===== Dataset extract =====
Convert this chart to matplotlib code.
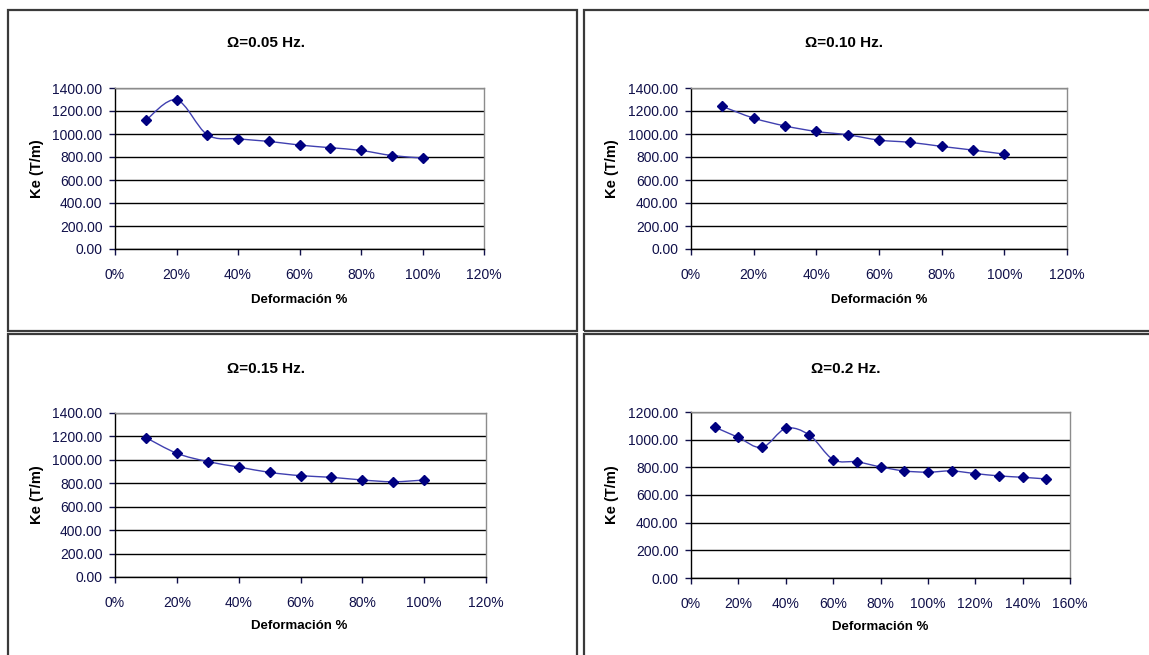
import numpy as np
import matplotlib.pyplot as plt
from matplotlib.path import Path
from matplotlib.patches import PathPatch, Rectangle
from matplotlib.ticker import FuncFormatter, MultipleLocator

plt.rcParams['font.family'] = ['Liberation Sans', 'DejaVu Sans']

# Ke (T/m) against strain for each loading frequency
deform_a = [0.10, 0.20, 0.30, 0.40, 0.50, 0.60, 0.70, 0.80, 0.90, 1.00]
ke_005 = [1118, 1297, 994, 958, 936, 904, 881, 857, 813, 791]
ke_010 = [1240, 1138, 1070, 1022, 993, 947, 927, 892, 860, 825]
ke_015 = [1190, 1056, 985, 939, 893, 865, 851, 828, 813, 828]

deform_b = [0.10, 0.20, 0.30, 0.40, 0.50, 0.60, 0.70, 0.80,
            0.90, 1.00, 1.10, 1.20, 1.30, 1.40, 1.50]
ke_020 = [1091, 1016, 944, 1081, 1033, 856, 840, 803,
          774, 765, 774, 755, 738, 728, 716]

W, H = 1149, 655
fig = plt.figure(figsize=(W / 100, H / 100), dpi=100)


def px_axes(left, top, right, bottom):
    return fig.add_axes([left / W, 1 - bottom / H, (right - left) / W, (bottom - top) / H])


def frame(left, top, right, bottom):
    fig.patches.append(Rectangle((left / W, 1 - bottom / H), (right - left) / W,
                                 (bottom - top) / H, transform=fig.transFigure,
                                 fill=False, edgecolor='#3a3a3a', linewidth=1.6))


def smooth_path(x, y):
    # Bezier segments like a spreadsheet "smoothed line"
    pts = np.column_stack([x, y]).astype(float)
    verts = [pts[0]]
    codes = [Path.MOVETO]
    n = len(pts)
    for i in range(n - 1):
        p0 = pts[max(i - 1, 0)]
        p1 = pts[i]
        p2 = pts[i + 1]
        p3 = pts[min(i + 2, n - 1)]
        c1 = p1 + (p2 - p0) / 6
        c2 = p2 - (p3 - p1) / 6
        verts += [c1, c2, p2]
        codes += [Path.CURVE4] * 3
    return Path(verts, codes)


def panel(ax, x, y, title, ylabel, ymax, xmax, title_xy, xlabel_xy, ylabel_x):
    ax.add_patch(PathPatch(smooth_path(x, y), facecolor='none',
                           edgecolor='#4040b0', linewidth=1.0, zorder=3))
    ax.plot(x, y, linestyle='none', marker='D', markersize=5.5,
            color='#000080', zorder=4)
    ax.set_xlim(0, xmax)
    ax.set_ylim(0, ymax)
    ax.xaxis.set_major_locator(MultipleLocator(0.2))
    ax.yaxis.set_major_locator(MultipleLocator(200))
    ax.xaxis.set_major_formatter(FuncFormatter(lambda v, p: f'{v * 100:.0f}%'))
    ax.yaxis.set_major_formatter(FuncFormatter(lambda v, p: f'{v:.2f}'))
    ax.grid(axis='y', color='black', linewidth=1.0)
    ax.set_axisbelow(True)
    for s in ('top', 'right'):
        ax.spines[s].set_color('#8c8c8c')
        ax.spines[s].set_linewidth(1.0)
    for s in ('left', 'bottom'):
        ax.spines[s].set_color('black')
        ax.spines[s].set_linewidth(1.0)
    ax.tick_params(direction='out', length=4, width=1, labelsize=10,
                   colors='#10104a', pad=5)
    ax.tick_params(axis='x', pad=10)
    fig.text(title_xy[0] / W, 1 - title_xy[1] / H, title, ha='center', va='center',
             fontsize=11, fontweight='bold')
    fig.text(xlabel_xy[0] / W, 1 - xlabel_xy[1] / H, 'Deformación %', ha='center',
             va='center', fontsize=9.5, fontweight='bold')
    cy = (ax.get_position().y0 + ax.get_position().y1) / 2
    fig.text(ylabel_x / W, cy, ylabel, ha='center', va='center', rotation=90,
             fontsize=10.5, fontweight='bold')


frame(8, 10, 577, 331)
frame(584, 10, 1152, 331)
frame(8, 334, 577, 660)
frame(584, 334, 1152, 660)

ax1 = px_axes(115, 88, 484, 249)
panel(ax1, deform_a, ke_005, 'Ω=0.05 Hz.', 'Ke (T/m)', 1400, 1.2,
      (266, 43), (299, 300), 37)

ax2 = px_axes(691, 88, 1067, 249)
panel(ax2, deform_a, ke_010, 'Ω=0.10 Hz.', 'Ke (T/m)', 1400, 1.2,
      (844, 43), (879, 300), 612)

ax3 = px_axes(115, 413, 486, 577)
panel(ax3, deform_a, ke_015, 'Ω=0.15 Hz.', 'Ke (T/m)', 1400, 1.2,
      (266, 369), (299, 626), 37)

ax4 = px_axes(691, 412, 1070, 578)
panel(ax4, deform_b, ke_020, 'Ω=0.2 Hz.', 'Ke (T/m)', 1200, 1.6,
      (846, 369), (880, 627), 612)

fig.savefig('out.png', dpi=100)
=====
Pick out each line that holds the string "matplotlib".

Convert this chart to matplotlib code.
import matplotlib.pyplot as plt
from matplotlib.path import Path
from matplotlib.patches import PathPatch, Rectangle
from matplotlib.ticker import FuncFormatter, MultipleLocator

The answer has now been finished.